Kementerian Kebudayaan meluncurkan proyek nasional penulisan ulang sejarah Indonesia yang disebut-sebut sebagai langkah pelurusan sejarah bangsa. Namun, proyek ini justru menimbulkan kecurigaan luas dari kalangan akademisi, sejarawan independen, dan masyarakat sipil. Banyak yang menilai, sejarah yang ditulis oleh negara rentan sarat bias dan berpotensi menjadi alat propaganda politik.
Kekhawatiran ini makin mencuat karena proyek tersebut dipimpin oleh Kementerian yang kini dikomandoi oleh Fadli Zon, politisi senior Partai Gerindra — partai pimpinan Presiden Prabowo Subianto. Prabowo, selain memiliki latar belakang militer di era Orde Baru, juga merupakan menantu dari Presiden Soeharto, tokoh sentral rezim represif yang berkuasa selama lebih dari tiga dekade. Hubungan ini memperkuat asumsi publik bahwa proyek sejarah ini bukan sekadar catatan akademik, melainkan rekonstruksi narasi untuk kepentingan politik kekuasaan yang sedang berkuasa.

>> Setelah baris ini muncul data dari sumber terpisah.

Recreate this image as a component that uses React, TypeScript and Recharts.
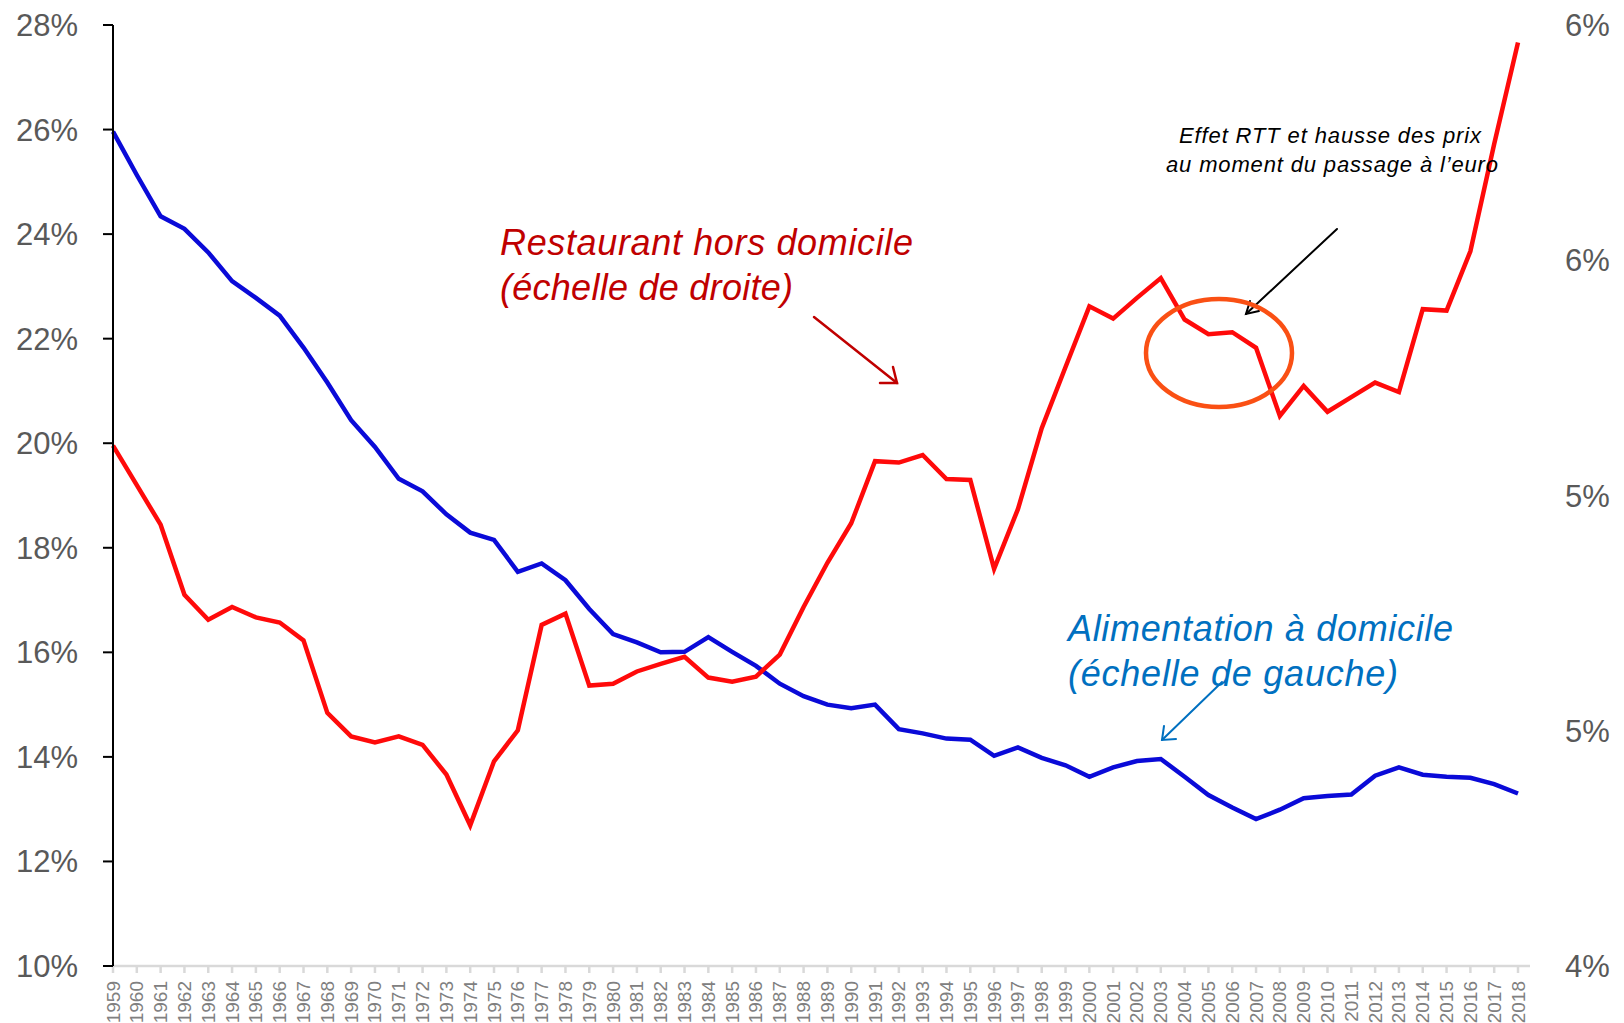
import React from "react";
import { LineChart, Line, XAxis, YAxis } from "recharts";

const years = [
  "1959","1960","1961","1962","1963","1964","1965","1966","1967","1968","1969",
  "1970","1971","1972","1973","1974","1975","1976","1977","1978","1979",
  "1980","1981","1982","1983","1984","1985","1986","1987","1988","1989",
  "1990","1991","1992","1993","1994","1995","1996","1997","1998","1999",
  "2000","2001","2002","2003","2004","2005","2006","2007","2008","2009",
  "2010","2011","2012","2013","2014","2015","2016","2017","2018",
];

// Alimentation à domicile (left scale, %)
const alimentation = [
  25.96, 25.13, 24.34, 24.1, 23.65, 23.1, 22.78, 22.44, 21.83, 21.16, 20.44,
  19.93, 19.32, 19.08, 18.64, 18.29, 18.15, 17.54, 17.7, 17.38, 16.83,
  16.35, 16.19, 16.0, 16.01, 16.29, 16.01, 15.74, 15.4, 15.16, 15.0,
  14.93, 15.0, 14.53, 14.45, 14.35, 14.33, 14.02, 14.18, 13.98, 13.84,
  13.62, 13.8, 13.92, 13.96, 13.62, 13.27, 13.03, 12.81, 12.99, 13.21,
  13.25, 13.28, 13.64, 13.8, 13.66, 13.62, 13.6, 13.48, 13.3,
];

// Restaurant hors domicile (right scale, %)
const restaurant = [
  5.106, 5.022, 4.938, 4.789, 4.736, 4.763, 4.741, 4.73, 4.692, 4.538, 4.488,
  4.475, 4.488, 4.47, 4.407, 4.299, 4.435, 4.501, 4.725, 4.749, 4.596,
  4.6, 4.626, 4.642, 4.657, 4.613, 4.604, 4.615, 4.662, 4.763, 4.857,
  4.941, 5.073, 5.07, 5.086, 5.035, 5.033, 4.844, 4.971, 5.143, 5.273,
  5.402, 5.376, 5.42, 5.462, 5.374, 5.343, 5.347, 5.314, 5.169, 5.233,
  5.178, 5.209, 5.24, 5.22, 5.396, 5.393, 5.519, 5.747, 5.963,
];

const leftTicks = [10, 12, 14, 16, 18, 20, 22, 24, 26, 28];
const rightTicks = [4, 4.5, 5, 5.5, 6];

const data = years.map((y, i) => ({
  year: y,
  alimentation: alimentation[i],
  restaurant: restaurant[i],
}));

const FONT = "'Liberation Sans', Arial, sans-serif";

const YearTick = (props: any) => {
  const { x, y, payload } = props;
  return (
    <text
      x={x}
      y={y}
      transform={`rotate(-90, ${x}, ${y})`}
      textAnchor="end"
      dominantBaseline="central"
      fontSize={19}
      fontFamily={FONT}
      fill="#808080"
    >
      {payload.value}
    </text>
  );
};

export default function App() {
  return (
    <div
      style={{
        position: "absolute",
        left: 0,
        top: 0,
        width: 1624,
        height: 1023,
        background: "#fff",
        overflow: "hidden",
      }}
    >
      <LineChart
        width={1624}
        height={1023}
        data={data}
        margin={{ top: 25, right: 0, bottom: 0, left: 0 }}
      >
        <XAxis
          dataKey="year"
          interval={0}
          padding={{ left: 0, right: 12 }}
          stroke="#d9d9d9"
          strokeWidth={2.5}
          tickSize={7}
          tickMargin={8}
          height={57}
          tick={<YearTick />}
        />
        <YAxis
          yAxisId="left"
          orientation="left"
          width={113}
          domain={[10, 28]}
          ticks={leftTicks}
          allowDataOverflow
          stroke="#000"
          strokeWidth={2}
          tickSize={10}
          tickMargin={25}
          tick={{ fontSize: 31, fill: "#595959", fontFamily: FONT }}
          tickFormatter={(v: number) => `${v}%`}
        />
        <YAxis
          yAxisId="right"
          orientation="right"
          width={94}
          domain={[4, 6]}
          ticks={rightTicks}
          allowDataOverflow
          axisLine={false}
          tickLine={false}
          tickSize={6}
          tickMargin={29}
          tick={{ fontSize: 31, fill: "#595959", fontFamily: FONT, textAnchor: "start" }}
          tickFormatter={(v: number) => `${v.toFixed(0)}%`}
        />
        <Line
          yAxisId="left"
          type="linear"
          dataKey="alimentation"
          stroke="#0a0ad8"
          strokeWidth={4.5}
          dot={false}
          isAnimationActive={false}
        />
        <Line
          yAxisId="right"
          type="linear"
          dataKey="restaurant"
          stroke="#ff0a0a"
          strokeWidth={4.5}
          dot={false}
          isAnimationActive={false}
        />
      </LineChart>
      <svg
        width={1624}
        height={1023}
        style={{ position: "absolute", left: 0, top: 0, pointerEvents: "none" }}
      >
        <g fontFamily={FONT} fontStyle="italic">
          <text x={500} y={255} fontSize={36} fill="#c00000" textLength={413} lengthAdjust="spacing">
            Restaurant hors domicile
          </text>
          <text x={500} y={300} fontSize={36} fill="#c00000" textLength={293} lengthAdjust="spacing">
            (échelle de droite)
          </text>
          <text x={1068} y={641} fontSize={36} fill="#0070c0" textLength={385} lengthAdjust="spacing">
            Alimentation à domicile
          </text>
          <text x={1068} y={686} fontSize={36} fill="#0070c0" textLength={330} lengthAdjust="spacing">
            (échelle de gauche)
          </text>
          <text x={1179} y={143} fontSize={22} fill="#000" textLength={302} lengthAdjust="spacing">
            Effet RTT et hausse des prix
          </text>
          <text x={1166} y={172} fontSize={22} fill="#000" textLength={332} lengthAdjust="spacing">
            au moment du passage à l’euro
          </text>
        </g>
        {/* red arrow */}
        <g stroke="#c00000" strokeWidth={2.5} fill="none" strokeLinecap="round">
          <line x1={814} y1={317} x2={897} y2={383} />
          <polyline points="880,383 897,383 893,367" />
        </g>
        {/* blue arrow */}
        <g stroke="#0070c0" strokeWidth={2} fill="none" strokeLinecap="round">
          <line x1={1222} y1={682} x2={1162} y2={740} />
          <polyline points="1164,726 1162,740 1176,739" />
        </g>
        {/* black arrow */}
        <g stroke="#000" strokeWidth={2} fill="none" strokeLinecap="round">
          <line x1={1337} y1={229} x2={1246} y2={314} />
          <polyline points="1250,301 1246,314 1259,311" />
        </g>
        <ellipse cx={1219} cy={353} rx={73} ry={54} fill="none" stroke="#fa5014" strokeWidth={4.5} />
      </svg>
    </div>
  );
}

Antara Fakta dan Fantasi Kekuasaan

Sejarah tidak pernah ditulis dalam ruang hampa. Ketika negara menjadi aktor dominan dalam penulisan sejarah, yang terjadi bukan sekadar pencatatan masa lalu, melainkan pembentukan ulang memori kolektif. Dalam sejarah Indonesia, kita telah menyaksikan bagaimana rezim Orde Baru berhasil membentuk persepsi publik melalui narasi tunggal tentang peristiwa 1965, menutup peran korban, dan memonopoli kebenaran sejarah demi stabilitas versi mereka sendiri.
Kini, dengan munculnya kembali figur-figur politik lama dan keluarganya di tampuk kekuasaan, publik wajar merasa cemas. Apakah sejarah yang sedang ditulis ini benar-benar sejarah, atau hanya upaya menghaluskan wajah masa lalu?

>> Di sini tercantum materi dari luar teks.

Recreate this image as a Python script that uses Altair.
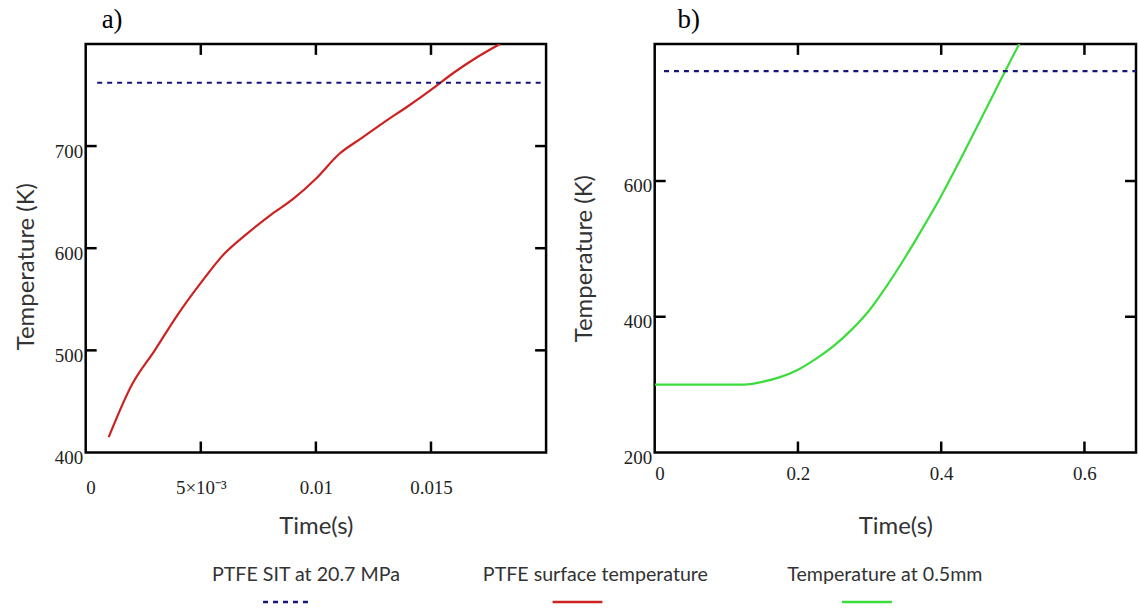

Kritik dari Akademisi dan Masyarakat Sipil
Dr. Murni Lubis, sejarawan dari Lembaga Kajian Sejarah Nusantara, menyampaikan kekhawatirannya, “Proyek ini berpotensi menjadi pengulangan masa lalu, ketika sejarah ditulis oleh penguasa untuk melanggengkan kekuasaan. Sejarah yang bebas dan jujur hanya bisa lahir dari ruang akademik yang otonom, bukan dari meja birokrasi politik.”

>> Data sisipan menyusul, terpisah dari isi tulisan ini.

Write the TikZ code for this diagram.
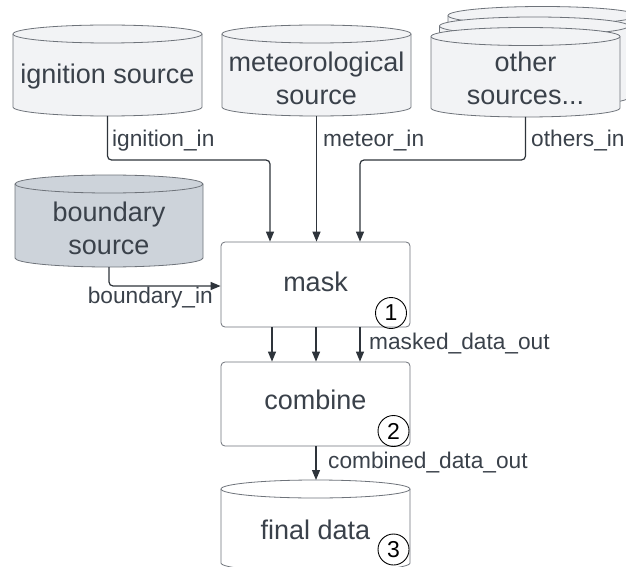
\documentclass[tikz,border=0pt]{standalone}
\usepackage{fontspec}
\setmainfont{Liberation Sans}
\usetikzlibrary{arrows.meta}
\definecolor{txt}{HTML}{3A414A}
\definecolor{edge}{HTML}{2E343B}
\definecolor{shapeline}{HTML}{6E737A}
\definecolor{cylfill}{HTML}{F2F3F5}
\definecolor{bndfill}{HTML}{CDD3DA}
\tikzset{
  nodetext/.style={text=txt, align=center, font=\fontsize{27}{33}\selectfont, inner sep=0pt},
  lbl/.style={text=txt, font=\fontsize{22.7}{27}\selectfont, inner sep=0pt},
  stepbox/.style={draw=shapeline, fill=white, rounded corners=4pt, line width=0.8pt},
  conn/.style={draw=edge, line width=1.2pt, rounded corners=4pt, -{Triangle[length=10pt,width=8pt]}},
  numcirc/.style={draw=black, circle, line width=0.9pt, minimum size=31pt, inner sep=0pt,
    font=\fontsize{23}{27}\selectfont},
}
% cylinder: #1 centre x, #2 top ellipse centre y, #3 bottom side y, #4 half width, #5 fill
\newcommand\dbcyl[5]{%
  \path[draw=shapeline, fill=#5, line width=0.8pt]
    (#1-#4,#2) -- (#1-#4,#3) arc[start angle=180, end angle=360, x radius=#4pt, y radius=9pt]
    -- (#1+#4,#2) arc[start angle=0, end angle=180, x radius=#4pt, y radius=9pt] -- cycle;
  \draw[shapeline, line width=0.8pt] (#1-#4,#2) arc[start angle=180, end angle=360, x radius=#4pt, y radius=9pt];
}
\begin{document}
\begin{tikzpicture}[x=1pt,y=1pt]
\useasboundingbox (0,0) rectangle (626,566);
\clip (0,0) rectangle (626,566);

% stacked cylinders behind "other sources"
\dbcyl{542.5}{550.5}{479}{94.5}{cylfill}
\dbcyl{534}{540}{468.5}{94.5}{cylfill}
\dbcyl{525.5}{529.5}{458}{94.5}{cylfill}
% single cylinders
\dbcyl{107.5}{532}{459}{94.5}{cylfill}
\dbcyl{316.5}{532}{459}{94.5}{cylfill}
\dbcyl{109}{382}{308}{94}{bndfill}
\dbcyl{315.5}{77}{3}{94.5}{white}

% texts and anchors of the data stores
\node[nodetext] (ign) at (107.5,489) {ignition source};
\node[nodetext] (met) at (316.5,488) {meteorological\\source};
\node[nodetext] (oth) at (525.5,488) {other\\sources...};
\node[nodetext] (bnd) at (109,338) {boundary\\source};
\node[nodetext] (fin) at (315.5,36) {final data};
\coordinate (ignB) at (107.5,450);
\coordinate (metB) at (316.5,450);
\coordinate (othB) at (525.5,449);
\coordinate (bndB) at (109,299);
\coordinate (finT) at (316,86);

% processing steps
\node[stepbox, minimum width=189pt, minimum height=85pt] (mask) at (315.5,281.5) {};
\node[nodetext] at (315.5,284) {mask};
\node[stepbox, minimum width=189pt, minimum height=84pt] (comb) at (315.5,162) {};
\node[nodetext] at (315.5,166) {combine};

% numbered markers
\node[numcirc] (n1) at (391,253) {1};
\node[numcirc] (n2) at (393.5,135) {2};
\node[numcirc] (n3) at (393.5,16.5) {3};

% inputs to mask
\draw[conn] (ignB) |- (270,406) -- (mask.north -| 270,0);
\draw[conn] (metB) -- (mask.north -| metB);
\draw[conn] (othB) |- (360,406) -- (mask.north -| 360,0);
\draw[conn] (bndB) |- (mask.west |- 0,280);

% mask to combine
\foreach \xx in {272,316,360}
  \draw[conn] (mask.south -| \xx,0) -- (comb.north -| \xx,0);

% combine to final data
\draw[conn] (comb.south -| finT) -- (finT);

% connector labels
\node[lbl, anchor=west] (l1) at (112,425) {ignition\_in};
\node[lbl, anchor=west] (l2) at (323,425) {meteor\_in};
\node[lbl, anchor=west] (l3) at (531,425) {others\_in};
\node[lbl, anchor=east] (l4) at (213,268) {boundary\_in};
\node[lbl, anchor=west] (l5) at (369,222) {masked\_data\_out};
\node[lbl, anchor=west] (l6) at (328,103) {combined\_data\_out};
\end{tikzpicture}
\end{document}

Sementara itu, sejumlah tokoh masyarakat adat dan daerah, termasuk dari Tapanuli, mengeluhkan minimnya pelibatan komunitas lokal dalam proses ini. “Jangan-jangan sejarah Batak pun akan direduksi atau dipoles agar cocok dengan narasi besar Jakarta,” ujar seorang budayawan Tapanuli.
Perlunya Alternatif Sejarah yang Demokratis
Sejarah yang sehat harus mengakomodasi keragaman suara — dari pusat hingga pinggiran, dari elite hingga rakyat biasa. Proyek sejarah nasional seharusnya bukan menjadi monumen kekuasaan, melainkan refleksi kejujuran bangsa dalam melihat dirinya sendiri.
Jika pemerintah serius ingin meluruskan sejarah, maka pendekatan yang terbuka, partisipatif, dan tidak tersentralisasi adalah jalan satu-satunya. Tanpa itu, publik akan melihat proyek ini sebagai langkah mundur menuju era di mana sejarah dijadikan alat legitimasi dan glorifikasi penguasa.
Penutup
Sejarah bukan milik negara, tapi milik rakyat. Dan sejarah yang sehat adalah sejarah yang tidak takut pada luka, tidak alergi terhadap kritik, dan tidak berpihak pada satu kuasa. Bila tidak hati-hati, proyek ini justru akan menjadi bukti baru bahwa bangsa ini belum siap berdamai dengan masa lalunya — dan lebih memilih menulis fiksi atas nama sejarah.